» Supplied information
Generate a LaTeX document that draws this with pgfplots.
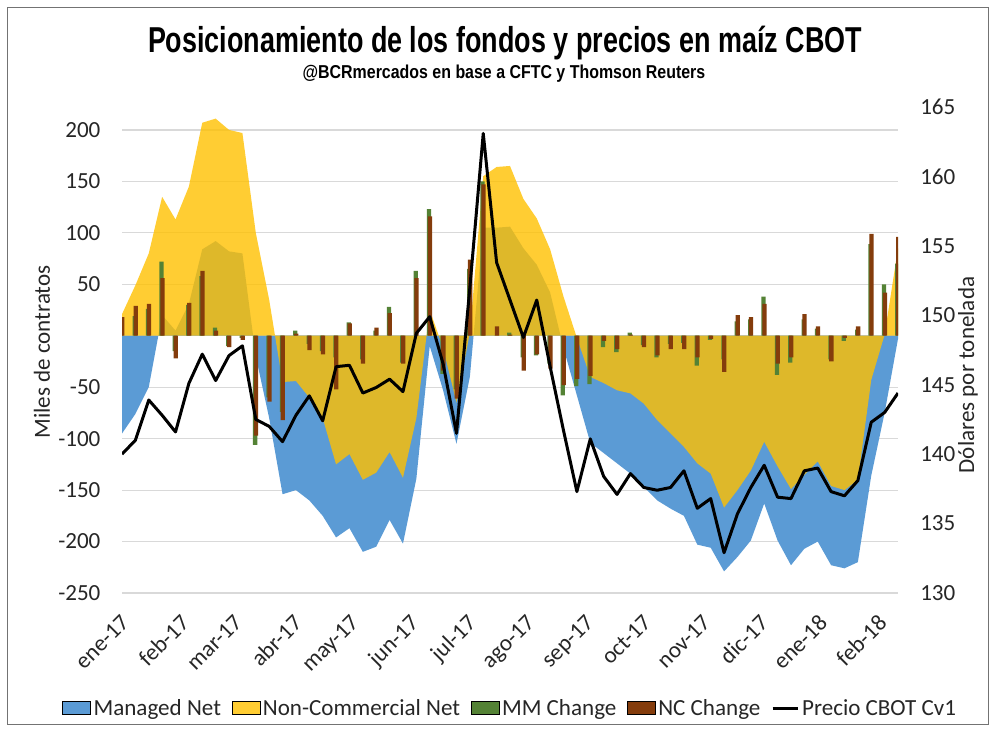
\documentclass[border=0pt]{standalone}
\usepackage{pgfplots}
\pgfplotsset{compat=1.18}
\usepackage{pgfplotstable}
\usepackage{graphicx}
\usepackage{fontspec}
\setmainfont{Carlito}
\newfontfamily\titlefont{Liberation Sans}

\definecolor{mmblue}{HTML}{5B9BD5}
\definecolor{ncyellow}{HTML}{FFC000}
\definecolor{mmgreen}{HTML}{548235}
\definecolor{ncbrown}{HTML}{843C0C}
\definecolor{gridgray}{HTML}{D9D9D9}
\definecolor{txt}{HTML}{262626}

\pgfplotsset{
  sqleg/.style={legend image code/.code={\fill[##1] (0pt,-4.9pt) rectangle (21pt,4.9pt);}},
  lineleg/.style={legend image code/.code={\draw[##1] (0pt,0pt) -- (19pt,0pt);}},
}

\pgfplotstableread{
i mm nc mmc ncc price
0 -95 21 8 18 140.0
1 -76 49 19 29 141.0
2 -50 80 26 31 143.9
3 20 135 72 56 142.8
4 5 113 -15 -22 141.6
5 31 145 30 32 145.1
6 84 207 58 63 147.2
7 92 211 8 5 145.3
8 82 200 -10 -11 147.1
9 80 197 -2 -4 147.8
10 -20 100 -106 -97 142.5
11 -80 35 -60 -64 142.0
12 -154 -45 -74 -82 140.9
13 -150 -44 5 2 142.8
14 -160 -60 -8 -14 144.2
15 -175 -80 -15 -18 142.4
16 -196 -125 -21 -52 146.3
17 -187 -115 13 12 146.4
18 -210 -140 -23 -27 144.4
19 -205 -133 5 8 144.8
20 -179 -113 28 22 145.4
21 -202 -138 -26 -27 144.5
22 -139 -80 63 56 148.7
23 -10 25 123 116 149.9
24 -53 -12 -37 -34 146.5
25 -105 -65 -52 -61 141.5
26 -40 3 65 74 152.0
27 105 155 150 147 163.1
28 105 164 0 9 153.8
29 106 165 3 1 151.1
30 85 133 -21 -34 148.4
31 69 114 -19 -18 151.1
32 42 84 -27 -32 146.3
33 -12 38 -58 -48 141.7
34 -58 -2 -49 -42 137.3
35 -104 -40 -47 -39 141.1
36 -114 -46 -11 -5 138.4
37 -124 -53 -16 -13 137.1
38 -134 -56 3 1 138.6
39 -147 -66 -9 -11 137.6
40 -160 -82 -21 -19 137.4
41 -168 -95 -8 -13 137.6
42 -175 -108 -7 -13 138.8
43 -203 -124 -29 -21 136.1
44 -206 -134 -4 -3 136.8
45 -229 -167 -23 -35 132.9
46 -215 -150 14 20 135.7
47 -199 -131 16 18 137.6
48 -163 -103 38 31 139.2
49 -199 -127 -38 -27 136.9
50 -223 -149 -26 -21 136.8
51 -207 -135 16 21 138.8
52 -200 -122 7 9 139.0
53 -223 -146 -23 -25 137.3
54 -226 -150 -5 -2 137.0
55 -220 -140 6 9 138.1
56 -136 -43 89 99 142.3
57 -75 1 50 42 143.0
58 -3 85 70 96 144.4
}\data

\begin{document}
\begin{tikzpicture}[x=0.75pt,y=0.75pt]
\path[use as bounding box] (0,0) rectangle (995,729);
\draw[black!55, line width=0.75pt] (7,5) rectangle (988,721);

\node[anchor=base, inner sep=0pt] at (505,676)
  {\resizebox{535.5pt}{\height}{\titlefont\bfseries\fontsize{27}{30}\selectfont Posicionamiento de los fondos y precios en maíz CBOT}};
\node[anchor=base, inner sep=0pt] at (504,650)
  {\resizebox{302pt}{\height}{\titlefont\bfseries\fontsize{14}{16}\selectfont @BCRmercados en base a CFTC y Thomson Reuters}};

\begin{axis}[at={(91.5pt,102pt)}, anchor=south west, width=582pt, height=364.5pt, scale only axis,
  xmin=0, xmax=58, ymin=-250, ymax=222.3,
  axis line style={draw=none}, major tick length=0pt,
  ytick={-250,-200,-150,-100,-50,0,50,100,150,200},
  yticklabels={-250,-200,-150,-100,-50,,50,100,150,200},
  ymajorgrids, grid style={gridgray, line width=0.9pt},
  yticklabel style={font=\fontsize{17.3}{20}\selectfont, text=txt, inner sep=0pt, xshift=-16pt},
  xtick={0.15,4.58,8.58,13.01,17.29,21.72,26.01,30.44,34.86,39.15,43.58,47.86,52.29,56.72},
  xticklabels={ene-17,feb-17,mar-17,abr-17,may-17,jun-17,jul-17,ago-17,sep-17,oct-17,nov-17,dic-17,ene-18,feb-18},
  xticklabel style={font=\fontsize{17.3}{20}\selectfont, text=txt, xshift=-3pt, yshift=-15pt, rotate=45, anchor=north east, inner sep=0pt},
  legend columns=5,
  legend style={at={(0.499,-0.237)}, anchor=center, draw=none, fill=none,
    font=\fontsize{17.3}{20}\selectfont, text=txt, inner sep=0pt,
    nodes={inner sep=0pt},
    /tikz/every odd column/.append style={column sep=2pt},
    /tikz/every even column/.append style={column sep=8pt}},
  legend cell align=left,
]
\addplot[fill=mmblue, draw=none, forget plot] table[x=i,y=mm]{\data} \closedcycle;
\addplot[fill=ncyellow, fill opacity=0.8, draw=none, forget plot] table[x=i,y=nc]{\data} \closedcycle;
\addplot[ybar, bar width=3.2pt, bar shift=-0.5pt, fill=mmgreen, draw=none, forget plot] table[x=i,y=mmc]{\data};
\addplot[ybar, bar width=3.2pt, bar shift=0.2pt, fill=ncbrown, draw=none, forget plot] table[x=i,y=ncc]{\data};
\addlegendimage{sqleg, fill=mmblue}
\addlegendentry{Managed Net}
\addlegendimage{sqleg, fill=ncyellow!80}
\addlegendentry{Non-Commercial Net}
\addlegendimage{sqleg, fill=mmgreen}
\addlegendentry{MM Change}
\addlegendimage{sqleg, fill=ncbrown}
\addlegendentry{NC Change}
\addlegendimage{lineleg, black, line width=2.25pt}
\addlegendentry{Precio CBOT Cv1}
\end{axis}

\begin{axis}[at={(91.5pt,102pt)}, anchor=south west, width=582pt, height=364.5pt, scale only axis,
  xmin=0, xmax=58, ymin=130, ymax=165,
  hide x axis, yticklabel pos=right,
  axis line style={draw=none}, major tick length=0pt,
  ytick={130,135,140,145,150,155,160,165},
  yticklabels={130,135,140,145,150,155,160,165},
  yticklabel style={font=\fontsize{17.3}{20}\selectfont, text=txt, inner sep=0pt, anchor=west, xshift=16.5pt},
]
\addplot[black, line width=2.25pt, line join=round] table[x=i,y=price]{\data};
\end{axis}

\node[rotate=90, font=\fontsize{17.3}{20}\selectfont, text=txt] at (42,377) {Miles de contratos};
\node[rotate=90, font=\fontsize{17.3}{20}\selectfont, text=txt] at (968,354) {Dólares por tonelada};
\end{tikzpicture}
\end{document}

» Task instructions
Exclude the images and reproduce the remaining data exactly.

» The result
Generate a LaTeX document that draws this with pgfplots.
\documentclass[border=0pt]{standalone}
\usepackage{pgfplots}
\pgfplotsset{compat=1.18}
\usepackage{pgfplotstable}
\usepackage{graphicx}
\usepackage{fontspec}
\setmainfont{Carlito}
\newfontfamily\titlefont{Liberation Sans}

\definecolor{mmblue}{HTML}{5B9BD5}
\definecolor{ncyellow}{HTML}{FFC000}
\definecolor{mmgreen}{HTML}{548235}
\definecolor{ncbrown}{HTML}{843C0C}
\definecolor{gridgray}{HTML}{D9D9D9}
\definecolor{txt}{HTML}{262626}

\pgfplotsset{
  sqleg/.style={legend image code/.code={\fill[##1] (0pt,-4.9pt) rectangle (21pt,4.9pt);}},
  lineleg/.style={legend image code/.code={\draw[##1] (0pt,0pt) -- (19pt,0pt);}},
}

\pgfplotstableread{
i mm nc mmc ncc price
0 -95 21 8 18 140.0
1 -76 49 19 29 141.0
2 -50 80 26 31 143.9
3 20 135 72 56 142.8
4 5 113 -15 -22 141.6
5 31 145 30 32 145.1
6 84 207 58 63 147.2
7 92 211 8 5 145.3
8 82 200 -10 -11 147.1
9 80 197 -2 -4 147.8
10 -20 100 -106 -97 142.5
11 -80 35 -60 -64 142.0
12 -154 -45 -74 -82 140.9
13 -150 -44 5 2 142.8
14 -160 -60 -8 -14 144.2
15 -175 -80 -15 -18 142.4
16 -196 -125 -21 -52 146.3
17 -187 -115 13 12 146.4
18 -210 -140 -23 -27 144.4
19 -205 -133 5 8 144.8
20 -179 -113 28 22 145.4
21 -202 -138 -26 -27 144.5
22 -139 -80 63 56 148.7
23 -10 25 123 116 149.9
24 -53 -12 -37 -34 146.5
25 -105 -65 -52 -61 141.5
26 -40 3 65 74 152.0
27 105 155 150 147 163.1
28 105 164 0 9 153.8
29 106 165 3 1 151.1
30 85 133 -21 -34 148.4
31 69 114 -19 -18 151.1
32 42 84 -27 -32 146.3
33 -12 38 -58 -48 141.7
34 -58 -2 -49 -42 137.3
35 -104 -40 -47 -39 141.1
36 -114 -46 -11 -5 138.4
37 -124 -53 -16 -13 137.1
38 -134 -56 3 1 138.6
39 -147 -66 -9 -11 137.6
40 -160 -82 -21 -19 137.4
41 -168 -95 -8 -13 137.6
42 -175 -108 -7 -13 138.8
43 -203 -124 -29 -21 136.1
44 -206 -134 -4 -3 136.8
45 -229 -167 -23 -35 132.9
46 -215 -150 14 20 135.7
47 -199 -131 16 18 137.6
48 -163 -103 38 31 139.2
49 -199 -127 -38 -27 136.9
50 -223 -149 -26 -21 136.8
51 -207 -135 16 21 138.8
52 -200 -122 7 9 139.0
53 -223 -146 -23 -25 137.3
54 -226 -150 -5 -2 137.0
55 -220 -140 6 9 138.1
56 -136 -43 89 99 142.3
57 -75 1 50 42 143.0
58 -3 85 70 96 144.4
}\data

\begin{document}
\begin{tikzpicture}[x=0.75pt,y=0.75pt]
\path[use as bounding box] (0,0) rectangle (995,729);
\draw[black!55, line width=0.75pt] (7,5) rectangle (988,721);

\node[anchor=base, inner sep=0pt] at (505,676)
  {\resizebox{535.5pt}{\height}{\titlefont\bfseries\fontsize{27}{30}\selectfont Posicionamiento de los fondos y precios en maíz CBOT}};
\node[anchor=base, inner sep=0pt] at (504,650)
  {\resizebox{302pt}{\height}{\titlefont\bfseries\fontsize{14}{16}\selectfont @BCRmercados en base a CFTC y Thomson Reuters}};

\begin{axis}[at={(91.5pt,102pt)}, anchor=south west, width=582pt, height=364.5pt, scale only axis,
  xmin=0, xmax=58, ymin=-250, ymax=222.3,
  axis line style={draw=none}, major tick length=0pt,
  ytick={-250,-200,-150,-100,-50,0,50,100,150,200},
  yticklabels={-250,-200,-150,-100,-50,,50,100,150,200},
  ymajorgrids, grid style={gridgray, line width=0.9pt},
  yticklabel style={font=\fontsize{17.3}{20}\selectfont, text=txt, inner sep=0pt, xshift=-16pt},
  xtick={0.15,4.58,8.58,13.01,17.29,21.72,26.01,30.44,34.86,39.15,43.58,47.86,52.29,56.72},
  xticklabels={ene-17,feb-17,mar-17,abr-17,may-17,jun-17,jul-17,ago-17,sep-17,oct-17,nov-17,dic-17,ene-18,feb-18},
  xticklabel style={font=\fontsize{17.3}{20}\selectfont, text=txt, xshift=-3pt, yshift=-15pt, rotate=45, anchor=north east, inner sep=0pt},
  legend columns=5,
  legend style={at={(0.499,-0.237)}, anchor=center, draw=none, fill=none,
    font=\fontsize{17.3}{20}\selectfont, text=txt, inner sep=0pt,
    nodes={inner sep=0pt},
    /tikz/every odd column/.append style={column sep=2pt},
    /tikz/every even column/.append style={column sep=8pt}},
  legend cell align=left,
]
\addplot[fill=mmblue, draw=none, forget plot] table[x=i,y=mm]{\data} \closedcycle;
\addplot[fill=ncyellow, fill opacity=0.8, draw=none, forget plot] table[x=i,y=nc]{\data} \closedcycle;
\addplot[ybar, bar width=3.2pt, bar shift=-0.5pt, fill=mmgreen, draw=none, forget plot] table[x=i,y=mmc]{\data};
\addplot[ybar, bar width=3.2pt, bar shift=0.2pt, fill=ncbrown, draw=none, forget plot] table[x=i,y=ncc]{\data};
\addlegendimage{sqleg, fill=mmblue}
\addlegendentry{Managed Net}
\addlegendimage{sqleg, fill=ncyellow!80}
\addlegendentry{Non-Commercial Net}
\addlegendimage{sqleg, fill=mmgreen}
\addlegendentry{MM Change}
\addlegendimage{sqleg, fill=ncbrown}
\addlegendentry{NC Change}
\addlegendimage{lineleg, black, line width=2.25pt}
\addlegendentry{Precio CBOT Cv1}
\end{axis}

\begin{axis}[at={(91.5pt,102pt)}, anchor=south west, width=582pt, height=364.5pt, scale only axis,
  xmin=0, xmax=58, ymin=130, ymax=165,
  hide x axis, yticklabel pos=right,
  axis line style={draw=none}, major tick length=0pt,
  ytick={130,135,140,145,150,155,160,165},
  yticklabels={130,135,140,145,150,155,160,165},
  yticklabel style={font=\fontsize{17.3}{20}\selectfont, text=txt, inner sep=0pt, anchor=west, xshift=16.5pt},
]
\addplot[black, line width=2.25pt, line join=round] table[x=i,y=price]{\data};
\end{axis}

\node[rotate=90, font=\fontsize{17.3}{20}\selectfont, text=txt] at (42,377) {Miles de contratos};
\node[rotate=90, font=\fontsize{17.3}{20}\selectfont, text=txt] at (968,354) {Dólares por tonelada};
\end{tikzpicture}
\end{document}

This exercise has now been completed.